→ EXERCISE DESCRIPTION: Take the listing from its first line through the line that contains "from matplotlib.colors import" and please retype those lines exactly, leaving out the pictures.

--- DATA FOR THIS TASK ---

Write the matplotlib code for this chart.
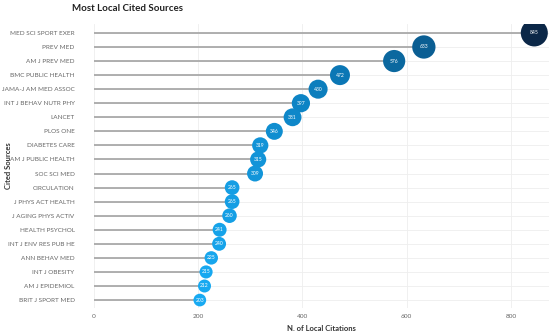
import matplotlib
matplotlib.use("Agg")
import matplotlib.pyplot as plt
import numpy as np
from matplotlib.colors import LinearSegmentedColormap, Normalize

sources = ["MED SCI SPORT EXER", "PREV MED", "AM J PREV MED", "BMC PUBLIC HEALTH",
           "JAMA-J AM MED ASSOC", "INT J BEHAV NUTR PHY", "LANCET", "PLOS ONE",
           "DIABETES CARE", "AM J PUBLIC HEALTH", "SOC SCI MED", "CIRCULATION",
           "J PHYS ACT HEALTH", "J AGING PHYS ACTIV", "HEALTH PSYCHOL",
           "INT J ENV RES PUB HE", "ANN BEHAV MED", "INT J OBESITY",
           "AM J EPIDEMIOL", "BRIT J SPORT MED"]
citations = [845, 633, 576, 472, 430, 397, 381, 346, 319, 315, 309, 265, 265,
             260, 241, 240, 225, 215, 212, 203]
xticks = [0, 200, 400, 600, 800]

plt.rcParams['font.family'] = ['Lato', 'DejaVu Sans']

fig = plt.figure(figsize=(5.5, 3.31), dpi=100)
ax = fig.add_axes([0.171, 0.068, 0.827, 0.858])

n = len(sources)
ypos = np.arange(n)[::-1]
vals = np.array(citations)

cmap = LinearSegmentedColormap.from_list("b", ["#18aaf2", "#0c80c0", "#0a5f94", "#0b2747"])
norm = Normalize(vmin=min(citations), vmax=max(citations))

ax.hlines(ypos, 0, vals, color="#a9a9a9", lw=1.3, zorder=2)
sizes = -10 + 0.46 * vals
ax.scatter(vals, ypos, s=sizes, c=cmap(norm(vals)), zorder=3, edgecolors="none")
for v, y in zip(vals, ypos):
    ax.text(v, y, str(v), color="white", fontsize=3.6, ha="center", va="center", zorder=4)

ax.set_xlim(0, 873)
ax.set_ylim(-0.6, n - 0.4)
ax.set_xticks(xticks)
ax.set_yticks(ypos)
ax.set_yticklabels(sources)
ax.tick_params(axis="both", length=0, labelsize=4.6, colors="#666666", pad=4)
ax.tick_params(axis="y", pad=14)
for s in ax.spines.values():
    s.set_visible(False)
ax.grid(True, color="#eeeeee", lw=0.6, zorder=0)
ax.set_axisbelow(True)

ax.set_xlabel("N. of Local Citations", fontsize=5.5, color="#333333", fontweight="bold", labelpad=4)
fig.text(0.016, 0.5, "Cited Sources", fontsize=5.5, color="#333333", fontweight="bold",
         rotation=90, ha="center", va="center")
fig.text(0.131, 0.975, "Most Local Cited Sources", fontsize=7, color="#222222",
         fontweight="bold", ha="left", va="center")

fig.savefig("out.png", dpi=100)
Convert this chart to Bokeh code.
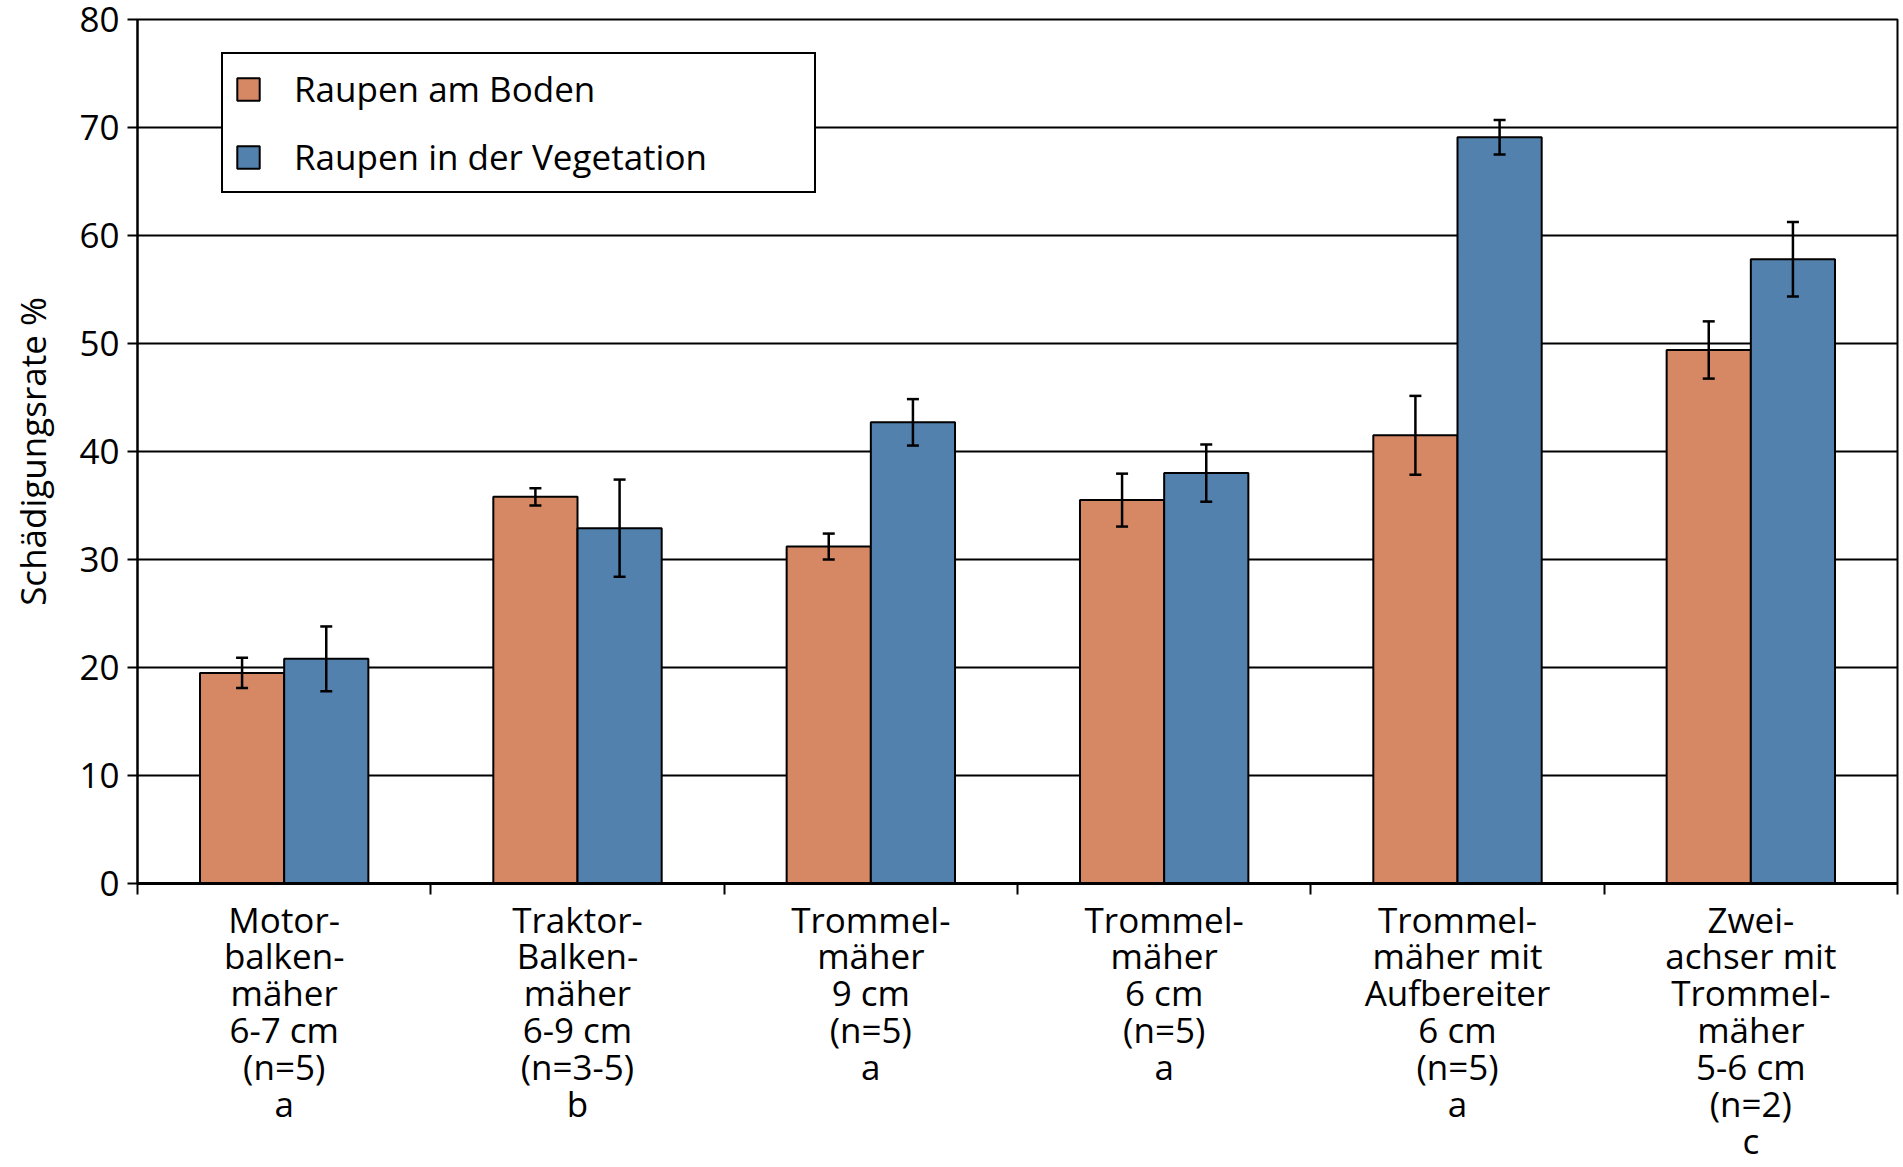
import numpy as np
from bokeh.plotting import figure
from bokeh.models import (ColumnDataSource, Range1d, FixedTicker, Whisker, TeeHead,
                          Legend, LegendItem)
from bokeh.embed import file_html
from bokeh.resources import INLINE

# ---- data ----
categories = [
    "Motor-\nbalken-\nmäher\n6-7 cm\n(n=5)\na",
    "Traktor-\nBalken-\nmäher\n6-9 cm\n(n=3-5)\nb",
    "Trommel-\nmäher\n9 cm\n(n=5)\na",
    "Trommel-\nmäher\n6 cm\n(n=5)\na",
    "Trommel-\nmäher mit\nAufbereiter\n6 cm\n(n=5)\na",
    "Zwei-\nachser mit\nTrommel-\nmäher\n5-6 cm\n(n=2)\nc",
]
series_names = ["Raupen am Boden", "Raupen in der Vegetation"]
boden = [19.5, 35.8, 31.2, 35.5, 41.5, 49.4]
boden_err = [1.4, 0.8, 1.2, 2.45, 3.65, 2.65]
vegetation = [20.8, 32.9, 42.7, 38.0, 69.1, 57.8]
vegetation_err = [3.0, 4.5, 2.15, 2.65, 1.6, 3.45]
y_ticks = [0, 10, 20, 30, 40, 50, 60, 70, 80]

# ---- styling ----
FONT = "Open Sans"
FS = "35px"
ORANGE = "#D68865"
BLUE = "#5281AD"
BAR_W = 0.287

centers = np.arange(len(categories)) + 0.5
src_b = ColumnDataSource(dict(x=centers - BAR_W / 2, top=boden,
                              upper=np.array(boden) + np.array(boden_err),
                              lower=np.array(boden) - np.array(boden_err)))
src_v = ColumnDataSource(dict(x=centers + BAR_W / 2, top=vegetation,
                              upper=np.array(vegetation) + np.array(vegetation_err),
                              lower=np.array(vegetation) - np.array(vegetation_err)))

p = figure(width=1901, height=1166, output_backend="svg", toolbar_location=None,
           x_range=Range1d(0, len(categories)), y_range=Range1d(0, 80))
p.min_border_left = 137
p.min_border_right = 4
p.min_border_top = 19
p.min_border_bottom = 283
p.outline_line_color = "black"
p.outline_line_width = 2
p.background_fill_color = "white"
p.border_fill_color = "white"

# grid
p.xgrid.visible = False
p.ygrid.ticker = FixedTicker(ticks=y_ticks[1:-1])
p.ygrid.grid_line_color = "black"
p.ygrid.grid_line_width = 2

# bars
rb = p.vbar(x="x", top="top", width=BAR_W, source=src_b, fill_color=ORANGE,
            line_color="black", line_width=2)
rv = p.vbar(x="x", top="top", width=BAR_W, source=src_v, fill_color=BLUE,
            line_color="black", line_width=2)

for s in (src_b, src_v):
    w = Whisker(base="x", upper="upper", lower="lower", source=s, level="overlay",
                line_color="black", line_width=2.5,
                upper_head=TeeHead(size=12, line_color="black", line_width=2.5),
                lower_head=TeeHead(size=12, line_color="black", line_width=2.5))
    p.add_layout(w)

# y axis
yax = p.yaxis[0]
yax.ticker = FixedTicker(ticks=y_ticks)
yax.axis_label = "Schädigungsrate %"
yax.axis_label_text_font = FONT
yax.axis_label_text_font_size = FS
yax.axis_label_text_font_style = "normal"
yax.axis_label_text_color = "black"
yax.axis_label_standoff = 20
yax.major_label_text_font = FONT
yax.major_label_text_font_size = FS
yax.major_label_text_color = "black"
yax.major_label_standoff = 8
yax.major_tick_out = 10
yax.major_tick_in = 0
yax.minor_tick_out = 0
yax.minor_tick_in = 0
yax.axis_line_width = 2
yax.axis_line_color = "black"
yax.major_tick_line_width = 2
yax.major_tick_line_color = "black"

# x axis: labels at centers, ticks at category boundaries
xax = p.xaxis[0]
xax.ticker = FixedTicker(ticks=list(centers), minor_ticks=list(range(len(categories) + 1)))
xax.major_label_overrides = {float(c): lab for c, lab in zip(centers, categories)}
xax.major_label_text_font = FONT
xax.major_label_text_font_size = FS
xax.major_label_text_color = "black"
xax.major_label_text_line_height = 0.785
xax.major_label_standoff = 1
xax.major_tick_out = 0
xax.major_tick_in = 0
xax.minor_tick_out = 11
xax.minor_tick_in = 0
xax.minor_tick_line_color = "black"
xax.minor_tick_line_width = 2
xax.axis_line_width = 3
xax.axis_line_color = "black"

# legend
legend = Legend(items=[LegendItem(label=series_names[0], renderers=[rb]),
                       LegendItem(label=series_names[1], renderers=[rv])],
                location=(84, 690))
legend.label_text_font = FONT
legend.label_text_font_size = FS
legend.label_text_color = "black"
legend.glyph_width = 28
legend.glyph_height = 28
legend.label_height = 28
legend.label_standoff = 32
legend.padding = 11
legend.spacing = 21
legend.label_width = 509
legend.margin = 0
legend.border_line_color = "black"
legend.border_line_width = 2
legend.border_line_alpha = 1
legend.background_fill_color = "white"
legend.background_fill_alpha = 1
p.add_layout(legend)

open("out.html", "w").write(file_html(p, INLINE))
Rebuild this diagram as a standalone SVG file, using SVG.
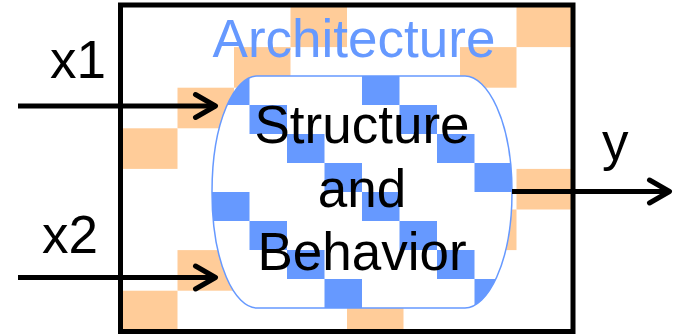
<svg xmlns="http://www.w3.org/2000/svg" width="679" height="334" viewBox="0 0 679 334">
  <style>
    .org { fill: #FFCC99; }
    .blu { fill: #6699FF; }
    .lbl { font-family: "Liberation Sans", Arial, sans-serif; font-size: 53px; fill: #000; }
    .arch { font-family: "Liberation Sans", Arial, sans-serif; font-size: 53px; fill: #6699FF; }
    .wire { stroke: #000; stroke-width: 5; fill: none; }
  </style>
  <defs>
    <marker id="chev" markerUnits="userSpaceOnUse" viewBox="-26 -16 30 32" markerWidth="30" markerHeight="32" refX="0" refY="0" orient="auto">
      <path d="M-20,-11.5 L0,0 L-20,11.5" fill="none" stroke="#000" stroke-width="5" stroke-linecap="round" stroke-linejoin="round"/>
    </marker>
    <clipPath id="barrelClip">
      <path d="M257,76 H465 C487,76 512,120 512,192 C512,264 487,308 465,308 H257 C235,308 212,264 212,192 C212,120 235,76 257,76 Z"/>
    </clipPath>
  </defs>

  <g id="architecture">
    <g id="architecture-pattern">
      <rect class="org" x="290.5" y="6.5" width="56.5" height="40.6"/>
      <rect class="org" x="516.5" y="6.5" width="56.5" height="40.6"/>
      <rect class="org" x="234" y="47.1" width="56.5" height="40.6"/>
      <rect class="org" x="460" y="47.1" width="56.5" height="40.6"/>
      <rect class="org" x="177.5" y="87.7" width="56.5" height="40.6"/>
      <rect class="org" x="403.5" y="87.7" width="56.5" height="40.6"/>
      <rect class="org" x="121" y="128.3" width="56.5" height="40.6"/>
      <rect class="org" x="347" y="128.3" width="56.5" height="40.6"/>
      <rect class="org" x="290.5" y="168.9" width="56.5" height="40.6"/>
      <rect class="org" x="516.5" y="168.9" width="56.5" height="40.6"/>
      <rect class="org" x="234" y="209.5" width="56.5" height="40.6"/>
      <rect class="org" x="460" y="209.5" width="56.5" height="40.6"/>
      <rect class="org" x="177.5" y="250.1" width="56.5" height="40.6"/>
      <rect class="org" x="403.5" y="250.1" width="56.5" height="40.6"/>
      <rect class="org" x="121" y="290.7" width="56.5" height="40.8"/>
      <rect class="org" x="347" y="290.7" width="56.5" height="40.8"/>
    </g>
    <rect x="120.5" y="5" width="452.5" height="326.5" fill="none" stroke="#000" stroke-width="5"/>
    <text class="arch" x="354" y="57" text-anchor="middle">Architecture</text>
  </g>

  <g id="structure-behavior">
    <path d="M257,76 H465 C487,76 512,120 512,192 C512,264 487,308 465,308 H257 C235,308 212,264 212,192 C212,120 235,76 257,76 Z" fill="#fff"/>
    <g clip-path="url(#barrelClip)">
      <rect class="blu" x="212" y="76" width="37.5" height="29"/>
      <rect class="blu" x="362" y="76" width="37.5" height="29"/>
      <rect class="blu" x="249.5" y="105" width="37.5" height="29"/>
      <rect class="blu" x="399.5" y="105" width="37.5" height="29"/>
      <rect class="blu" x="287" y="134" width="37.5" height="29"/>
      <rect class="blu" x="437" y="134" width="37.5" height="29"/>
      <rect class="blu" x="324.5" y="163" width="37.5" height="29"/>
      <rect class="blu" x="474.5" y="163" width="37.5" height="29"/>
      <rect class="blu" x="212" y="192" width="37.5" height="29"/>
      <rect class="blu" x="362" y="192" width="37.5" height="29"/>
      <rect class="blu" x="249.5" y="221" width="37.5" height="29"/>
      <rect class="blu" x="399.5" y="221" width="37.5" height="29"/>
      <rect class="blu" x="287" y="250" width="37.5" height="29"/>
      <rect class="blu" x="437" y="250" width="37.5" height="29"/>
      <rect class="blu" x="324.5" y="279" width="37.5" height="29"/>
      <rect class="blu" x="474.5" y="279" width="37.5" height="29"/>
    </g>
    <path d="M257,76 H465 C487,76 512,120 512,192 C512,264 487,308 465,308 H257 C235,308 212,264 212,192 C212,120 235,76 257,76 Z" fill="none" stroke="#6699FF" stroke-width="1.5"/>
    <text class="lbl" x="362" y="143" text-anchor="middle">Structure</text>
    <text class="lbl" x="362" y="206.5" text-anchor="middle">and</text>
    <text class="lbl" x="362" y="270" text-anchor="middle">Behavior</text>
  </g>

  <g id="connectors">
    <line class="wire" x1="18" y1="106" x2="215.5" y2="106" marker-end="url(#chev)"/>
    <line class="wire" x1="18" y1="277.5" x2="215.5" y2="277.5" marker-end="url(#chev)"/>
    <line class="wire" x1="512" y1="191.5" x2="669.5" y2="191.5" marker-end="url(#chev)"/>
  </g>

  <g id="port-labels">
    <text class="lbl" x="50" y="78">x1</text>
    <text class="lbl" x="42" y="253">x2</text>
    <text class="lbl" x="602" y="160">y</text>
  </g>
</svg>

---

→ RESULT OF THE TASK:
Write the matplotlib code for this chart.
import matplotlib
matplotlib.use("Agg")
import matplotlib.pyplot as plt
import numpy as np
from matplotlib.colors import LinearSegmentedColormap, Normalize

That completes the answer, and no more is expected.